The class-action lawsuit, filed in U.S. District Court in the Southern District of New York late Monday, was from a group of investors across the U.S. and Caribbean, including city and state pension plans.
They accused the banks of communicating "with one another, including in chat rooms, via instant messages, and by emails, to carry out their conspiracy," and for rigging foreign-exchange rates as far back as January 2003, the lawsuit said.
The bank sued are BofA, Barclays, BNP, Citi, Credit Suisse, Deutsche, Goldman, HSBC, JPM, Morgan Stanley, RBS and UBS, or, in other words, everyone. And certainly all the Too Big To Prosecute banks.
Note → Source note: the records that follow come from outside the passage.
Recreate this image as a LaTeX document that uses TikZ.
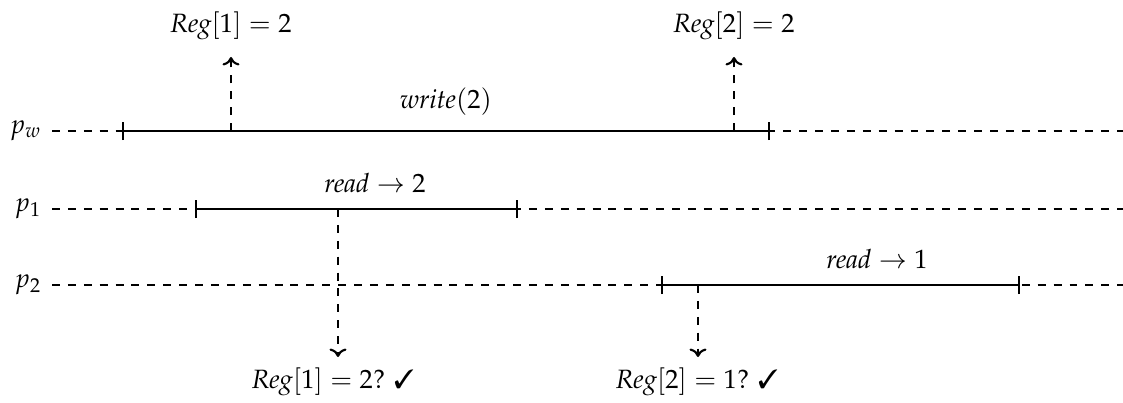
\documentclass[tikz,border=0pt]{standalone}
\usepackage{mathpazo}
\usepackage{pifont}
\usetikzlibrary{arrows.meta}
\tikzset{
  proc/.style={line width=0.8pt, dash pattern=on 3pt off 3pt},
  opline/.style={line width=0.8pt},
  tick/.style={line width=0.8pt},
  evarrow/.style={line width=0.8pt, dash pattern=on 3pt off 3pt, -{To[length=3.2pt,width=6.4pt]}},
  lbl/.style={inner sep=0pt, font=\normalsize}
}
\begin{document}
\begin{tikzpicture}[x=0.3774pt, y=-0.3774pt]
\useasboundingbox (0,0) rectangle (1123,403);
% process labels
\node[lbl, anchor=east] (pw) at (42,131) {$p_w$};
\node[lbl, anchor=east] (p1) at (42,209) {$p_1$};
\node[lbl, anchor=east] (p2) at (42,285) {$p_2$};
% line end coordinates
\coordinate (pwS) at (52,131);  \coordinate (pwE) at (1123,131);
\coordinate (p1S) at (52,209);  \coordinate (p1E) at (1123,209);
\coordinate (p2S) at (52,285);  \coordinate (p2E) at (1123,285);
% timelines
\draw[proc] (pwS) -- (pwE);
\draw[proc] (p1S) -- (p1E);
\draw[proc] (p2S) -- (p2E);
% operation intervals
\coordinate (wA) at (123,131); \coordinate (wB) at (769,131);
\coordinate (r1A) at (196,209); \coordinate (r1B) at (517,209);
\coordinate (r2A) at (662,285); \coordinate (r2B) at (1019,285);
\draw[opline] (wA) -- (wB);
\draw[opline] (r1A) -- (r1B);
\draw[opline] (r2A) -- (r2B);
\foreach \c in {wA,wB,r1A,r1B,r2A,r2B}{
  \draw[tick] ([yshift=-3.4pt]\c) -- ([yshift=3.4pt]\c);
}
% operation labels
\node[lbl] (wlab) at (446,102) {$\mathit{write}(2)$};
\node[lbl] (r1lab) at (375,183) {$\mathit{read} \rightarrow 2$};
\node[lbl] (r2lab) at (877,259) {$\mathit{read} \rightarrow 1$};
% register events
\coordinate (e1) at (231,131);
\coordinate (e2) at (734,131);
\coordinate (e3) at (338,209);
\coordinate (e4) at (698,285);
\node[lbl] (t1) at (231,26) {$\mathit{Reg}[1] = 2$};
\node[lbl] (t2) at (734,26) {$\mathit{Reg}[2] = 2$};
\node[lbl] (b1) at (333,382) {$\mathit{Reg}[1] = 2?$ \ding{51}};
\node[lbl] (b2) at (697,382) {$\mathit{Reg}[2] = 1?$ \ding{51}};
\coordinate (t1a) at (231,57);
\coordinate (t2a) at (734,57);
\coordinate (b1a) at (338,357);
\coordinate (b2a) at (698,357);
\draw[evarrow] (e1) -- (t1a);
\draw[evarrow] (e2) -- (t2a);
\draw[evarrow] (e3) -- (b1a);
\draw[evarrow] (e4) -- (b2a);
\end{tikzpicture}
\end{document}
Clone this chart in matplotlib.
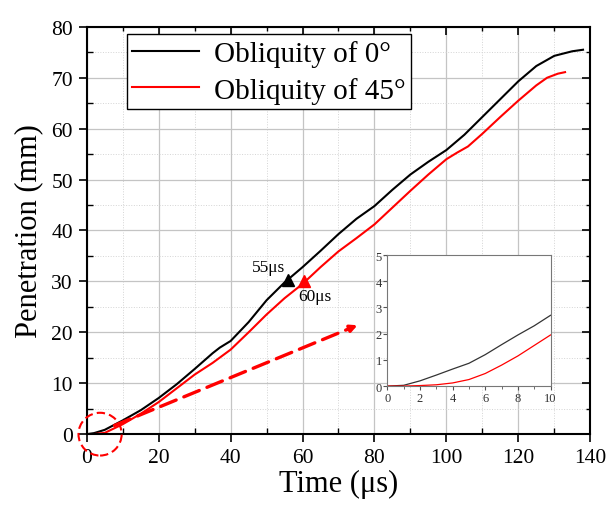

So best of luck there, even though the plaintiffs include some very recognizable public investment funds:
The investors behind the consolidated lawsuit are: Aureus Currency Fund LP, a Santa Rosa, Calif., investment fund; the City of Philadelphia and its board of pensions and retirement; the Employees' Retirement System for the Government of the Virgin Islands; the Employees' Retirement System of Puerto Rico Electric Power Authority; Fresno County Employees' Retirement Association; Haverhill Retirement System for the city of Haverhill, Mass.; Oklahoma Firefighters Pension and Retirement System; State-Boston Retirement System; Tiberius OC Fund, a Cayman Islands fund; Value Recovery Fund LLC, a Delaware fund with offices in Connecticut; Syena Global Emerging Markets Fund LP, a hedge fund in Connecticut; and the United Food and Commercial Workers Union.
In the complaint, the investors accused the banks of controlling foreign-exchange rates via a "small and close-knit group of traders." They alleged it became possible for banks to rig the market because the traders "have strong ties formed by working with one another in prior trading positions" and by in many cases living "in the same neighborhoods in the Essex countryside just northeast of London's financial district."
"They belong to the same social clubs, golf together, dine together and sit on many of the same charity boards," the complaint adds.
Of course, the rigging of FX markets, disclosed hot on the heels that Libor too was massively manipulated (to the delight of "conspiracy theorists" everywhere) is by now well known.
But the punchline is not that FX is rigged, and as a result virtually all carbon-based traders are now gone, leaving the FX market at the mercy of Virtu and GETCO algos (those USDJPY momentum ignitions at specific, recurring times of the day are just that), but that as Goldman has shown by relocating Saidenberg, the commodity market is the only one where manipulation, rigging and fraud are not only possible but smiled upon by regulators. Because one of the key commodities in said market is gold. And as everyone knows, alongside getting the Russell 200,000 to all time highs, the other core mandate of central bankers everywhere is to push gold to 0.
The worst news: we are rapidly running out of "conspiracy theories" that haven't become conspiracy facts yet.